- **AIM OF THE TASK**: Print each line exactly as it is given.

- **DATA LINES**:

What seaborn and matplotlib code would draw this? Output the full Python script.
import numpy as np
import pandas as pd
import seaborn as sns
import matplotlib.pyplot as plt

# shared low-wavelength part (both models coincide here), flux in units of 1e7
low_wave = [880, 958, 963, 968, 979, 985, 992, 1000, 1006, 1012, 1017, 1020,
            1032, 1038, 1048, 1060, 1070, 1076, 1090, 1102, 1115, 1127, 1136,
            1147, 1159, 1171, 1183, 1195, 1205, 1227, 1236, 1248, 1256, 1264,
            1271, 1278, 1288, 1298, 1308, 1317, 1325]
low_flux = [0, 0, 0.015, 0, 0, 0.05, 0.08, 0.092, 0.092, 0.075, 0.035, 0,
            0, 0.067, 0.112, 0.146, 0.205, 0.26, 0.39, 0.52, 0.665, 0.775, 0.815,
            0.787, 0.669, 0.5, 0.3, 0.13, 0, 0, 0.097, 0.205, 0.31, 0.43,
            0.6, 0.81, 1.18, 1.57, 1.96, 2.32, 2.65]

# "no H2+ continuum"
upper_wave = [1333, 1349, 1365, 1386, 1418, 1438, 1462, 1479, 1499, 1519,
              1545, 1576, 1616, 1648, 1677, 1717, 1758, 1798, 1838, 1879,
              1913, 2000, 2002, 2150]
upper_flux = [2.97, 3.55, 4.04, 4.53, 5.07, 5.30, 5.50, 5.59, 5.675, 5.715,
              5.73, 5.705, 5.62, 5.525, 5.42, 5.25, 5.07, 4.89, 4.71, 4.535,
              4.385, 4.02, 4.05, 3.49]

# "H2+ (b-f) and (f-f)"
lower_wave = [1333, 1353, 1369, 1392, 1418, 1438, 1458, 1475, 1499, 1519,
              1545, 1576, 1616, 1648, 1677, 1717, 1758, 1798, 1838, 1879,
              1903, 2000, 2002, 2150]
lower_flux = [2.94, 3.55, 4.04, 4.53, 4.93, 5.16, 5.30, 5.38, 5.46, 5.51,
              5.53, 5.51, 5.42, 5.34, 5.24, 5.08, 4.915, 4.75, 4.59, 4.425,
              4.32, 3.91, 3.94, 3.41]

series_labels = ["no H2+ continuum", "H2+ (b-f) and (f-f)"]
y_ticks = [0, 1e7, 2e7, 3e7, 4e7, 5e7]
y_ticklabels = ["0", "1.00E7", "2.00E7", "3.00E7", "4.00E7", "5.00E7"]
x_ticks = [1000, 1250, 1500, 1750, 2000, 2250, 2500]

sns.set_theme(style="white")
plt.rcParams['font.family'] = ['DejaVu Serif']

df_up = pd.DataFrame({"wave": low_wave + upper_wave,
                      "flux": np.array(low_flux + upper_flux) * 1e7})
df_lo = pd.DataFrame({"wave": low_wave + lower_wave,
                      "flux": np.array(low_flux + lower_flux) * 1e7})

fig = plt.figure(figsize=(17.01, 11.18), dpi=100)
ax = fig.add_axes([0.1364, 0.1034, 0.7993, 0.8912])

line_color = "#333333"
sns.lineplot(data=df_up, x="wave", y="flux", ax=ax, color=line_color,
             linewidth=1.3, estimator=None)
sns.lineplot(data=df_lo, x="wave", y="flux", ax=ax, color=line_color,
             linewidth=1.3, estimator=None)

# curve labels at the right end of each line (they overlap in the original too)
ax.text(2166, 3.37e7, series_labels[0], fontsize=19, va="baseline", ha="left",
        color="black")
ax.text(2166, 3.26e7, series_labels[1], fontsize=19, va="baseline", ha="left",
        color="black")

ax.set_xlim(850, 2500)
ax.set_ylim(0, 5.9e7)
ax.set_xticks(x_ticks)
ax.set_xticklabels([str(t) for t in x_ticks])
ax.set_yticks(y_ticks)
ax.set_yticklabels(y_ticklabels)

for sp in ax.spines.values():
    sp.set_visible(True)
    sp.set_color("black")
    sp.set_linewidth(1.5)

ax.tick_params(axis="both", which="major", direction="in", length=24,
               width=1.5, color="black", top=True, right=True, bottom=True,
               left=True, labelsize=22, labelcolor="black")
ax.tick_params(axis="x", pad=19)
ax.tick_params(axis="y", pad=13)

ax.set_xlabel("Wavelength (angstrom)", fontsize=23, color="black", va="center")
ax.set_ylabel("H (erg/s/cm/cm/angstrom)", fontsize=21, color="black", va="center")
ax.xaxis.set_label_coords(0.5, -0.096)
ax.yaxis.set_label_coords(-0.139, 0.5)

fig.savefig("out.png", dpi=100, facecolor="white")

- **WRITTEN REPLY**:
What seaborn and matplotlib code would draw this? Output the full Python script.
import numpy as np
import pandas as pd
import seaborn as sns
import matplotlib.pyplot as plt

# shared low-wavelength part (both models coincide here), flux in units of 1e7
low_wave = [880, 958, 963, 968, 979, 985, 992, 1000, 1006, 1012, 1017, 1020,
            1032, 1038, 1048, 1060, 1070, 1076, 1090, 1102, 1115, 1127, 1136,
            1147, 1159, 1171, 1183, 1195, 1205, 1227, 1236, 1248, 1256, 1264,
            1271, 1278, 1288, 1298, 1308, 1317, 1325]
low_flux = [0, 0, 0.015, 0, 0, 0.05, 0.08, 0.092, 0.092, 0.075, 0.035, 0,
            0, 0.067, 0.112, 0.146, 0.205, 0.26, 0.39, 0.52, 0.665, 0.775, 0.815,
            0.787, 0.669, 0.5, 0.3, 0.13, 0, 0, 0.097, 0.205, 0.31, 0.43,
            0.6, 0.81, 1.18, 1.57, 1.96, 2.32, 2.65]

# "no H2+ continuum"
upper_wave = [1333, 1349, 1365, 1386, 1418, 1438, 1462, 1479, 1499, 1519,
              1545, 1576, 1616, 1648, 1677, 1717, 1758, 1798, 1838, 1879,
              1913, 2000, 2002, 2150]
upper_flux = [2.97, 3.55, 4.04, 4.53, 5.07, 5.30, 5.50, 5.59, 5.675, 5.715,
              5.73, 5.705, 5.62, 5.525, 5.42, 5.25, 5.07, 4.89, 4.71, 4.535,
              4.385, 4.02, 4.05, 3.49]

# "H2+ (b-f) and (f-f)"
lower_wave = [1333, 1353, 1369, 1392, 1418, 1438, 1458, 1475, 1499, 1519,
              1545, 1576, 1616, 1648, 1677, 1717, 1758, 1798, 1838, 1879,
              1903, 2000, 2002, 2150]
lower_flux = [2.94, 3.55, 4.04, 4.53, 4.93, 5.16, 5.30, 5.38, 5.46, 5.51,
              5.53, 5.51, 5.42, 5.34, 5.24, 5.08, 4.915, 4.75, 4.59, 4.425,
              4.32, 3.91, 3.94, 3.41]

series_labels = ["no H2+ continuum", "H2+ (b-f) and (f-f)"]
y_ticks = [0, 1e7, 2e7, 3e7, 4e7, 5e7]
y_ticklabels = ["0", "1.00E7", "2.00E7", "3.00E7", "4.00E7", "5.00E7"]
x_ticks = [1000, 1250, 1500, 1750, 2000, 2250, 2500]

sns.set_theme(style="white")
plt.rcParams['font.family'] = ['DejaVu Serif']

df_up = pd.DataFrame({"wave": low_wave + upper_wave,
                      "flux": np.array(low_flux + upper_flux) * 1e7})
df_lo = pd.DataFrame({"wave": low_wave + lower_wave,
                      "flux": np.array(low_flux + lower_flux) * 1e7})

fig = plt.figure(figsize=(17.01, 11.18), dpi=100)
ax = fig.add_axes([0.1364, 0.1034, 0.7993, 0.8912])

line_color = "#333333"
sns.lineplot(data=df_up, x="wave", y="flux", ax=ax, color=line_color,
             linewidth=1.3, estimator=None)
sns.lineplot(data=df_lo, x="wave", y="flux", ax=ax, color=line_color,
             linewidth=1.3, estimator=None)

# curve labels at the right end of each line (they overlap in the original too)
ax.text(2166, 3.37e7, series_labels[0], fontsize=19, va="baseline", ha="left",
        color="black")
ax.text(2166, 3.26e7, series_labels[1], fontsize=19, va="baseline", ha="left",
        color="black")

ax.set_xlim(850, 2500)
ax.set_ylim(0, 5.9e7)
ax.set_xticks(x_ticks)
ax.set_xticklabels([str(t) for t in x_ticks])
ax.set_yticks(y_ticks)
ax.set_yticklabels(y_ticklabels)

for sp in ax.spines.values():
    sp.set_visible(True)
    sp.set_color("black")
    sp.set_linewidth(1.5)

ax.tick_params(axis="both", which="major", direction="in", length=24,
               width=1.5, color="black", top=True, right=True, bottom=True,
               left=True, labelsize=22, labelcolor="black")
ax.tick_params(axis="x", pad=19)
ax.tick_params(axis="y", pad=13)

ax.set_xlabel("Wavelength (angstrom)", fontsize=23, color="black", va="center")
ax.set_ylabel("H (erg/s/cm/cm/angstrom)", fontsize=21, color="black", va="center")
ax.xaxis.set_label_coords(0.5, -0.096)
ax.yaxis.set_label_coords(-0.139, 0.5)

fig.savefig("out.png", dpi=100, facecolor="white")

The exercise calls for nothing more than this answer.